** BEGIN EXTRACTED DATA **

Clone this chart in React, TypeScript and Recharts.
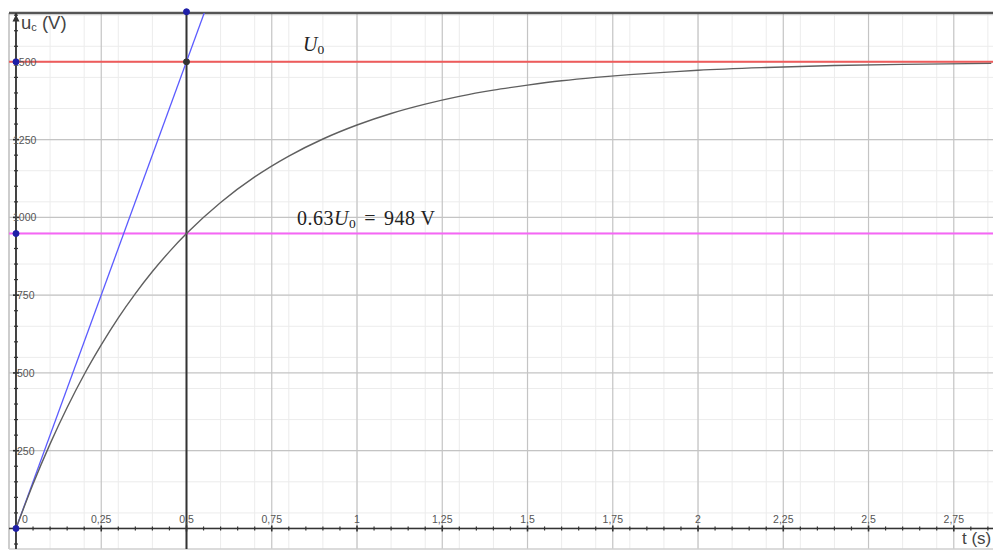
import React from 'react';
import {
  ComposedChart,
  Line,
  Scatter,
  XAxis,
  YAxis,
  CartesianGrid,
  ReferenceLine,
  ReferenceDot,
} from 'recharts';

// charge du condensateur : u_c(t)
const U0 = 1500;
const U063 = 948;
const TAU = 0.5;

const timeS = [0, 0.05, 0.1, 0.15, 0.2, 0.25, 0.3, 0.35, 0.4, 0.45, 0.5, 0.6, 0.7, 0.8, 0.9, 1.0, 1.1, 1.2, 1.3, 1.4, 1.5, 1.6, 1.7, 1.8, 1.9, 2.0, 2.2, 2.4, 2.6, 2.86];
const voltageV = [0, 143, 272, 389, 495, 590, 677, 755, 826, 890, 948, 1048, 1130, 1197, 1252, 1297, 1334, 1364, 1389, 1409, 1425, 1439, 1450, 1459, 1466, 1473, 1482, 1488, 1492, 1495];

// tangente à l'origine
const tangentT = [0, 0.553];
const tangentU = [0, 1660];

const xMajor = [0, 0.25, 0.5, 0.75, 1, 1.25, 1.5, 1.75, 2, 2.25, 2.5, 2.75];
const xLabels = ['0', '0,25', '0,5', '0,75', '1', '1,25', '1,5', '1,75', '2', '2,25', '2,5', '2,75'];
const yMajor = [0, 250, 500, 750, 1000, 1250, 1500];
const yLabels = ['', '250', '500', '750', '1000', '1250', '1500'];

const X_MIN = -0.0205;
const X_MAX = 2.865;
const Y_MIN = -66;
const Y_MAX = 1657;

const xMinor = Array.from({ length: 58 }, (_, i) => +(i * 0.05).toFixed(2));
const yMinor = Array.from({ length: 35 }, (_, i) => -50 + i * 50);

const curveData = timeS.map((t, i) => ({ t, u: voltageV[i] }));
const tangentData = tangentT.map((t, i) => ({ t, u: tangentU[i] }));
const xTickData = xMinor.map((t) => ({ t, u: 0 }));
const yTickData = yMinor.filter((v) => v !== 0).map((v) => ({ t: 0, u: v }));

const tickFont = { fontFamily: 'Liberation Sans, Arial, sans-serif', fontSize: 10.5, fill: '#555' };

function XTick(props: any) {
  const { cx, cy, payload } = props;
  const idx = xMajor.indexOf(payload.t);
  const major = idx >= 0;
  return (
    <g>
      <line x1={cx} x2={cx} y1={cy - (major ? 3 : 2)} y2={cy + (major ? 3 : 2)} stroke="#333" strokeWidth={major ? 1.6 : 1.2} />
      {major && (
        <text x={idx === 0 ? cx + 9 : cx} y={cy - 5} textAnchor="middle" {...tickFont}>
          {xLabels[idx]}
        </text>
      )}
    </g>
  );
}

function YTick(props: any) {
  const { cx, cy, payload } = props;
  const idx = yMajor.indexOf(payload.u);
  const major = idx >= 0;
  const label = major ? yLabels[idx] : '';
  return (
    <g>
      <line x1={cx - (major ? 3 : 2)} x2={cx + (major ? 3 : 2)} y1={cy} y2={cy} stroke="#333" strokeWidth={major ? 1.6 : 1.2} />
      {label && (
        <text x={label.length > 3 ? cx - 3 : cx + 1} y={cy + 4} textAnchor="start" {...tickFont}>
          {label}
        </text>
      )}
    </g>
  );
}

function Arrow(props: any) {
  const { cx, cy } = props;
  return <path d={`M${cx - 3.5},${cy + 6} L${cx},${cy - 1} L${cx + 3.5},${cy + 6} Z`} fill="#333" />;
}

const serif = { fontFamily: 'Liberation Serif, Times New Roman, serif', color: '#222' };

export default function App() {
  return (
    <div style={{ position: 'absolute', left: 0, top: 0, width: 993, height: 550, background: '#fff' }}>
      <ComposedChart width={993} height={550} margin={{ top: 13, right: 0, bottom: 1, left: 9 }}>
        <XAxis type="number" dataKey="t" domain={[X_MIN, X_MAX]} allowDataOverflow hide />
        <YAxis type="number" dataKey="u" domain={[Y_MIN, Y_MAX]} allowDataOverflow hide width={0} />
        <CartesianGrid stroke="#ececec" strokeWidth={1} verticalValues={xMinor} horizontalValues={yMinor} />
        {xMajor.map((x) => (
          <ReferenceLine key={'vx' + x} x={x} stroke="#c4c4c4" strokeWidth={1.2} />
        ))}
        {yMajor.map((y) => (
          <ReferenceLine key={'hy' + y} y={y} stroke="#c4c4c4" strokeWidth={1.2} />
        ))}
        <ReferenceLine x={X_MIN} stroke="#bdbdbd" strokeWidth={1.5} />
        <ReferenceLine y={Y_MIN} stroke="#cfcfcf" strokeWidth={1.5} />
        <ReferenceLine y={Y_MAX} stroke="#555" strokeWidth={2.5} />

        {/* axes */}
        <ReferenceLine y={0} stroke="#333" strokeWidth={1.6} />
        <ReferenceLine x={0} stroke="#333" strokeWidth={1.8} />
        <ReferenceDot x={0} y={Y_MAX - 8} r={3} shape={Arrow} ifOverflow="visible" />
        <Scatter data={xTickData} dataKey="u" shape={XTick} isAnimationActive={false} />
        <Scatter data={yTickData} dataKey="u" shape={YTick} isAnimationActive={false} />

        {/* U0 et 0,63 U0 */}
        <ReferenceLine y={U0} stroke="#ef5b5b" strokeWidth={2} />
        <ReferenceLine y={U063} stroke="#f566f5" strokeWidth={2} />
        <ReferenceLine x={TAU} stroke="#333" strokeWidth={2} />

        <Line data={tangentData} dataKey="u" type="linear" stroke="#5b5bff" strokeWidth={1.3} dot={false} isAnimationActive={false} />
        <Line data={curveData} dataKey="u" type="monotone" stroke="#5f5f5f" strokeWidth={1.4} dot={false} isAnimationActive={false} />

        <ReferenceDot x={TAU} y={U0} r={3} fill="#333" stroke="#333" ifOverflow="visible" />
        <ReferenceDot x={TAU} y={Y_MAX + 4} r={3} fill="#1f1fa8" stroke="#1f1fa8" ifOverflow="visible" />
        <ReferenceDot x={0} y={U0} r={3} fill="#1f1fa8" stroke="#1f1fa8" ifOverflow="visible" />
        <ReferenceDot x={0} y={U063} r={3} fill="#1f1fa8" stroke="#1f1fa8" ifOverflow="visible" />
        <ReferenceDot x={0} y={0} r={3} fill="#1f1fa8" stroke="#1f1fa8" ifOverflow="visible" />
      </ComposedChart>

      <div style={{ position: 'absolute', left: 21, top: 12, fontFamily: 'Liberation Sans, Arial, sans-serif', fontSize: 18.5, color: '#444', whiteSpace: 'nowrap' }}>
        u<sub style={{ fontSize: 11, verticalAlign: '-2px' }}>c</sub> (V)
      </div>
      <div style={{ position: 'absolute', left: 962, top: 529, fontFamily: 'Liberation Sans, Arial, sans-serif', fontSize: 17, color: '#444', whiteSpace: 'nowrap' }}>
        t (s)
      </div>
      <div style={{ position: 'absolute', left: 303, top: 33, fontSize: 20, whiteSpace: 'nowrap', ...serif }}>
        <i>U</i>
        <sub style={{ fontSize: 13.5, verticalAlign: '-3px' }}>0</sub>
      </div>
      <div style={{ position: 'absolute', left: 297, top: 207, fontSize: 20, letterSpacing: 0.5, whiteSpace: 'nowrap', ...serif }}>
        0.63<i>U</i>
        <sub style={{ fontSize: 13.5, verticalAlign: '-3px' }}>0</sub>
        <span style={{ margin: '0 8px' }}>=</span>948 V
      </div>
    </div>
  );
}
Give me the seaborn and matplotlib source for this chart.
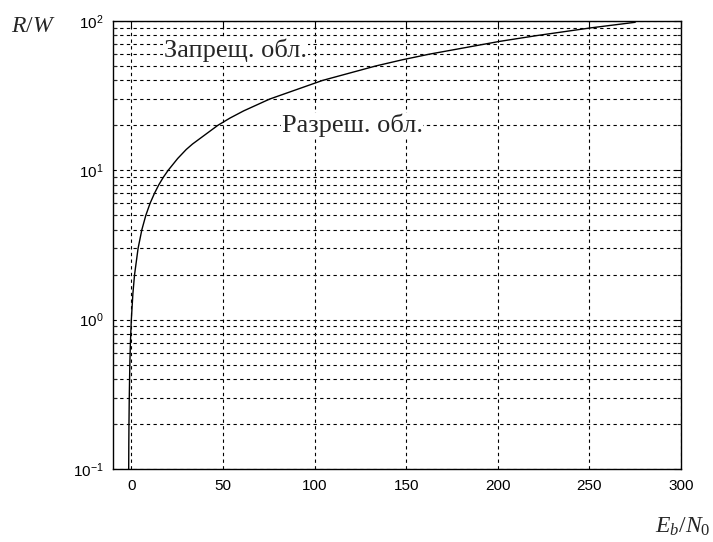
import matplotlib
matplotlib.use("Agg")
import matplotlib.pyplot as plt
import matplotlib.ticker as mticker
import numpy as np
import pandas as pd
import seaborn as sns

# Spectral efficiency R/W (bit/s/Hz) and the corresponding Eb/N0 on the boundary curve
rate_per_bw = [0.1, 0.15, 0.2, 0.3, 0.5, 0.7, 1.0, 1.5, 2.0, 3.0, 4.0, 5.0, 6.0,
               7.0, 8.0, 9.0, 10.0, 12.0, 13.8, 15.0, 20.0, 22.4, 25.0, 30.0,
               40.0, 50.0, 55.0, 60.0, 73.0, 80.0, 90.0, 98.0]
eb_n0 = [-1.44, -1.37, -1.29, -1.13, -0.82, -0.50, 0.0, 0.86, 1.76, 3.68, 5.74,
         7.92, 10.2, 12.6, 15.0, 17.5, 20.1, 25.3, 30.0, 33.4, 47.2, 53.9, 61.3,
         75.5, 104.4, 133.5, 148.0, 162.8, 201.0, 221.8, 251.0, 275.0]

x_ticks = [0, 50, 100, 150, 200, 250, 300]
region_forbidden = "Запрещ. обл."
region_allowed = "Разреш. обл."

sns.set_style("white")
plt.rcParams["font.family"] = ["Liberation Sans", "DejaVu Sans"]
plt.rcParams["mathtext.fontset"] = "custom"
plt.rcParams["mathtext.rm"] = "Liberation Serif"
plt.rcParams["mathtext.it"] = "Liberation Serif:italic"

df = pd.DataFrame({"ebn0": eb_n0, "rw": rate_per_bw})

fig = plt.figure(figsize=(7.13, 5.42), dpi=100)
ax = fig.add_axes([0.1585, 0.1347, 0.9551 - 0.1585, 0.9613 - 0.1347])

sns.lineplot(data=df, x="ebn0", y="rw", sort=False, estimator=None,
             color="black", linewidth=1.0, ax=ax)

ax.set_yscale("log")
ax.set_xlim(-10, 300)
ax.set_ylim(0.1, 100)
ax.set_xticks(x_ticks)
ax.yaxis.set_major_locator(mticker.LogLocator(base=10, numticks=10))
ax.yaxis.set_minor_locator(mticker.LogLocator(base=10, subs=np.arange(2, 10), numticks=20))
ax.yaxis.set_minor_formatter(mticker.NullFormatter())

ax.set_xlabel("")
ax.set_ylabel("")

grid_kw = dict(color="black", linestyle=(0, (3, 3)), linewidth=0.8)
ax.grid(True, axis="x", which="major", **grid_kw)
ax.grid(True, axis="y", which="both", **grid_kw)
ax.set_axisbelow(False)

for s in ax.spines.values():
    s.set_color("black")
    s.set_linewidth(1.0)

ax.tick_params(axis="both", which="major", direction="in", length=5, width=0.8,
               top=True, right=True, labelsize=11, colors="black", pad=7)
ax.tick_params(axis="y", which="minor", direction="in", length=3, width=0.8,
               left=True, right=True)

ax.text(57, 64, region_forbidden, family="Liberation Serif", fontsize=19,
        ha="center", va="center", zorder=5,
        bbox=dict(facecolor="white", edgecolor="none", pad=0.5))
ax.text(120.5, 20, region_allowed, family="Liberation Serif", fontsize=19,
        ha="center", va="center", zorder=5,
        bbox=dict(facecolor="white", edgecolor="none", pad=0.5))

fig.text(0.046, 0.952, r"$R/W$", fontsize=17, ha="center", va="center")
fig.text(0.958, 0.028, r"$E_b/N_0$", fontsize=17, ha="center", va="center")

fig.savefig("out.png", dpi=100, facecolor="white")
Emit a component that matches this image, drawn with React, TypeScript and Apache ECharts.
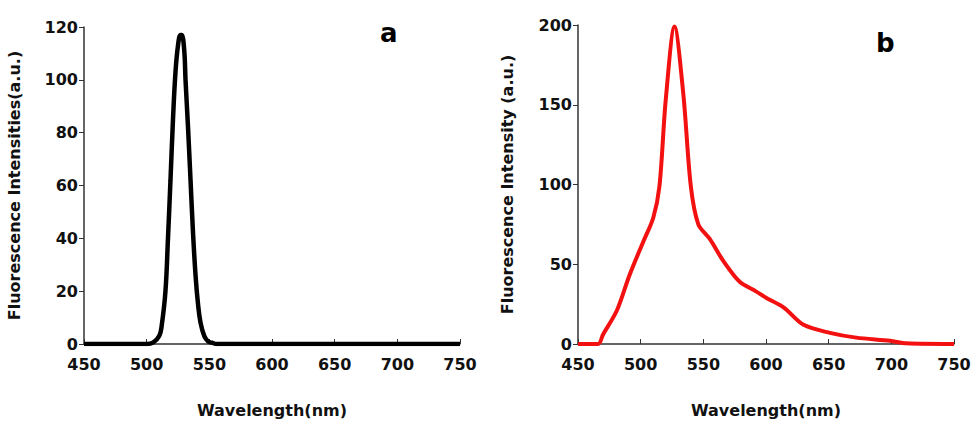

** END EXTRACTED DATA **

■ OBJECTIVE
Retype exactly the lines from the one with "Give me the" through the one with "import seaborn as sns", both included, and nothing else; leave out the pictures.

■ RESULT
Give me the seaborn and matplotlib source for this chart.
import matplotlib
matplotlib.use("Agg")
import matplotlib.pyplot as plt
import matplotlib.ticker as mticker
import numpy as np
import pandas as pd
import seaborn as sns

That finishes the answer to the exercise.